If you want eternal life, if you want to be perfect there is nothing you can do of yourself, God has to do it for you. The good news is that is what he loves to do. That is why Jesus came, that is why we have hope. God does the impossible in your life.

 

Do you believe it? Have you received it? That God has given you eternal life, that perfection is not an impossible dream but a work in progress through the work of the Holy Spirit. You will be perfect for eternity, your struggle to overcome temptation which we prayed about for you will one day be over. Jesus has paid the price, your sin has been removed, your guilt atoned for. Enjoy the impossible today!

Peter still seems to be off the point

27 “We have left everything to follow you! What then will there be for us?”

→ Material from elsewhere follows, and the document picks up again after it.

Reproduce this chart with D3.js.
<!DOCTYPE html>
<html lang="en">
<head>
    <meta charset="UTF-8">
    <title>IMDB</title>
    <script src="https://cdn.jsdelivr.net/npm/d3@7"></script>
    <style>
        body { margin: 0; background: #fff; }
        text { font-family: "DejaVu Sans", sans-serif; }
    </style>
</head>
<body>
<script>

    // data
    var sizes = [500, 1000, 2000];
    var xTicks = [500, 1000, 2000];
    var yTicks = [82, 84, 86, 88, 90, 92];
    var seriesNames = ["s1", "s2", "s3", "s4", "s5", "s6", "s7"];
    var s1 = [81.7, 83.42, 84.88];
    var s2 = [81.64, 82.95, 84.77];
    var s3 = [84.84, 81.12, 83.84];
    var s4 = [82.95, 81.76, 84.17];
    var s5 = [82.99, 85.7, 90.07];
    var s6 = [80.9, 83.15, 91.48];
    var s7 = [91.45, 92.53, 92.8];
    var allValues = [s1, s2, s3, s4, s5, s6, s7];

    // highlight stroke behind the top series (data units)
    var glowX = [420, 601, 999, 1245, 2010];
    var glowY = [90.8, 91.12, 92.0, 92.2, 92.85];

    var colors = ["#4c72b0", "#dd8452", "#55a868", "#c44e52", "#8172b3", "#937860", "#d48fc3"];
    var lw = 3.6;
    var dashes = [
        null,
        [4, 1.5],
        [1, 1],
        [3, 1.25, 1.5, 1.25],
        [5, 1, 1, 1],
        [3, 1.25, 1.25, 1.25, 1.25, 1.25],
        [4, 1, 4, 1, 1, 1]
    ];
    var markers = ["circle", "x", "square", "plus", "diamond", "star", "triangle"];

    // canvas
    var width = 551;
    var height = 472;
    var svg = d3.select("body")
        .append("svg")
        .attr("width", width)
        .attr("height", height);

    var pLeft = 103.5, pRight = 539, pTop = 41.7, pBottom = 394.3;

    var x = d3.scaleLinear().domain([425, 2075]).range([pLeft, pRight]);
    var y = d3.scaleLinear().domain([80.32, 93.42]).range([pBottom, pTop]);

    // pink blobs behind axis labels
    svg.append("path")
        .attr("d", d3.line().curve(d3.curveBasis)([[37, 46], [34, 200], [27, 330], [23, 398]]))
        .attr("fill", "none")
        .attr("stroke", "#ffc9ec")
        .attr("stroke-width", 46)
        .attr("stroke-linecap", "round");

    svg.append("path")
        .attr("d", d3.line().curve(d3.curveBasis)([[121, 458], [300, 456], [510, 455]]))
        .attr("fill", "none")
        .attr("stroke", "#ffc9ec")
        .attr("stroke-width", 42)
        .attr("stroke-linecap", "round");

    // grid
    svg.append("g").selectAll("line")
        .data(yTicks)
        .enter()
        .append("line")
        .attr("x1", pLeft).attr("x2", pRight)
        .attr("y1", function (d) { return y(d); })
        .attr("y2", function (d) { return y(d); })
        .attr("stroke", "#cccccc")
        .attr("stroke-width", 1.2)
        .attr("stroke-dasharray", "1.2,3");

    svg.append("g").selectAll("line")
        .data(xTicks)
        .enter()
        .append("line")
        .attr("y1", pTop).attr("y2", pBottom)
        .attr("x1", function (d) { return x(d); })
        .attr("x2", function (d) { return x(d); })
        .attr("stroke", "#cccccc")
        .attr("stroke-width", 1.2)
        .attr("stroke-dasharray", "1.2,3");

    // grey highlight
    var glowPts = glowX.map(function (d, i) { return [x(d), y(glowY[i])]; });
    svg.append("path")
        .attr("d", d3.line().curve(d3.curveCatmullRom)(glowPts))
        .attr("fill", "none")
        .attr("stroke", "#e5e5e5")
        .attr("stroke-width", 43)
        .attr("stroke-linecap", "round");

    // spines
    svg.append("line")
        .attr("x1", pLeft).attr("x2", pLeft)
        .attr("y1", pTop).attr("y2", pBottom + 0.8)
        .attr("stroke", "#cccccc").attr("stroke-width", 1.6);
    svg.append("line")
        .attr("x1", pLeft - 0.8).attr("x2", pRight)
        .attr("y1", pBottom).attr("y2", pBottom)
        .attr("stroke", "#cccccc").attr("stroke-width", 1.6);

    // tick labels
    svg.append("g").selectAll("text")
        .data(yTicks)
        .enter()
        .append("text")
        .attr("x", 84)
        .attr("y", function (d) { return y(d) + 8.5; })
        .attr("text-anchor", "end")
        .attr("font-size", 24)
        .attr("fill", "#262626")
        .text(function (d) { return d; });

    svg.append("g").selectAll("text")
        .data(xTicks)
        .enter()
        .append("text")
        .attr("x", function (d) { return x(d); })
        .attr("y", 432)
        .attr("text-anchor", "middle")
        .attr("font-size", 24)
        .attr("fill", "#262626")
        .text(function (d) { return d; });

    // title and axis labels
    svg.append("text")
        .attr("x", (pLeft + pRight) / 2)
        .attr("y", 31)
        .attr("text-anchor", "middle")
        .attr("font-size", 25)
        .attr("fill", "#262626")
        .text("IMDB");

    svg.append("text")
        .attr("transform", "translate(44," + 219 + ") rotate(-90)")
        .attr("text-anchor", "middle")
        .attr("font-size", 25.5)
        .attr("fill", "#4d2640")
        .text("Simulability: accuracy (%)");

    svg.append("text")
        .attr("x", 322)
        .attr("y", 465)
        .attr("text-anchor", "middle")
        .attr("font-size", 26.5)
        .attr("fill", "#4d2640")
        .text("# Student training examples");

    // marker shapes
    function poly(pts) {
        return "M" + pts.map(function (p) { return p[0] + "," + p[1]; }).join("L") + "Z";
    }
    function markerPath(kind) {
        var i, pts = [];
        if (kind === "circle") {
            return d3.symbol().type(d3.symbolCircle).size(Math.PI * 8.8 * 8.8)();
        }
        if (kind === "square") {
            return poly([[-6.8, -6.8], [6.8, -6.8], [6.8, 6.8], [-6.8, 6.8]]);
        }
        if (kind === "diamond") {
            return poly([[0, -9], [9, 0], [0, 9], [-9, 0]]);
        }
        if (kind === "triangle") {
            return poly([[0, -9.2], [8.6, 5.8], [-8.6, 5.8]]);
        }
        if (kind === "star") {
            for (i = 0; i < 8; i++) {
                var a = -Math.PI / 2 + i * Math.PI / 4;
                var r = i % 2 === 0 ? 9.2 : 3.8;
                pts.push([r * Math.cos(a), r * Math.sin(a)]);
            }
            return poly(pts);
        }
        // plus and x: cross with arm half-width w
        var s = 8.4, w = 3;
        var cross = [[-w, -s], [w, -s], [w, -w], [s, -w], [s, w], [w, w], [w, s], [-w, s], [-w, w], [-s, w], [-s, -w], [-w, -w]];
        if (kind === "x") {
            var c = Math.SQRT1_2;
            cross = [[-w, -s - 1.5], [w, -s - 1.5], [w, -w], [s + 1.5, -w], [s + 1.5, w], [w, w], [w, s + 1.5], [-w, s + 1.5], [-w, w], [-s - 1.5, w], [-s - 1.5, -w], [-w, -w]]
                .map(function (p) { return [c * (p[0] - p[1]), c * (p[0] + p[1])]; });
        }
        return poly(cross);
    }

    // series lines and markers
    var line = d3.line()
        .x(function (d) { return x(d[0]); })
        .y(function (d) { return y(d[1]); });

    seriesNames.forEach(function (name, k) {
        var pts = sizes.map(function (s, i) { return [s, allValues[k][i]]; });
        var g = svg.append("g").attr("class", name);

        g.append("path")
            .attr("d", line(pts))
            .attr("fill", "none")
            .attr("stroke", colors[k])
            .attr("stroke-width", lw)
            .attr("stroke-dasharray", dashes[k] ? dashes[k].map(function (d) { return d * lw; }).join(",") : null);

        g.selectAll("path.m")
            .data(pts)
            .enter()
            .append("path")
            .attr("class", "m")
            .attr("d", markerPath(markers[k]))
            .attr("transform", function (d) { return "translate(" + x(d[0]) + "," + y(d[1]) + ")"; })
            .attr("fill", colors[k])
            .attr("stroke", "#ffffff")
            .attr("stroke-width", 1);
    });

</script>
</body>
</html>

 But Jesus is gracious and promises that the blessings  you give up in this life will be far outweighed by the blessings that you have in Christ. I don’t think Jesus is doing an accounting exercise here. I think he is trying, within Peter’s vision, to  say the blessings of the Kingdom are immense and given by grace from the Father who loves you and the Son who died and rose again for you and the Holy Spirit who is guarantor of the love and joy and peace that we can enjoy both now and so much more in eternity.

 

 Who can be saved?

Those who have

Childlike trust,

total dependence on God,

 accepting what God gives rather than trying to do it for yourself.

You cannot gain eternal life by age or experience or knowledge, you cannot buy into the kingdom, in fact your wealth is your worst asset, it distracts you from depending on God.

Receive eternal life as a gift;

Live as if you have nothing;

be generous to the undeserving poor, as you received undeserved grace;

look forward to the glory that is to be revealed.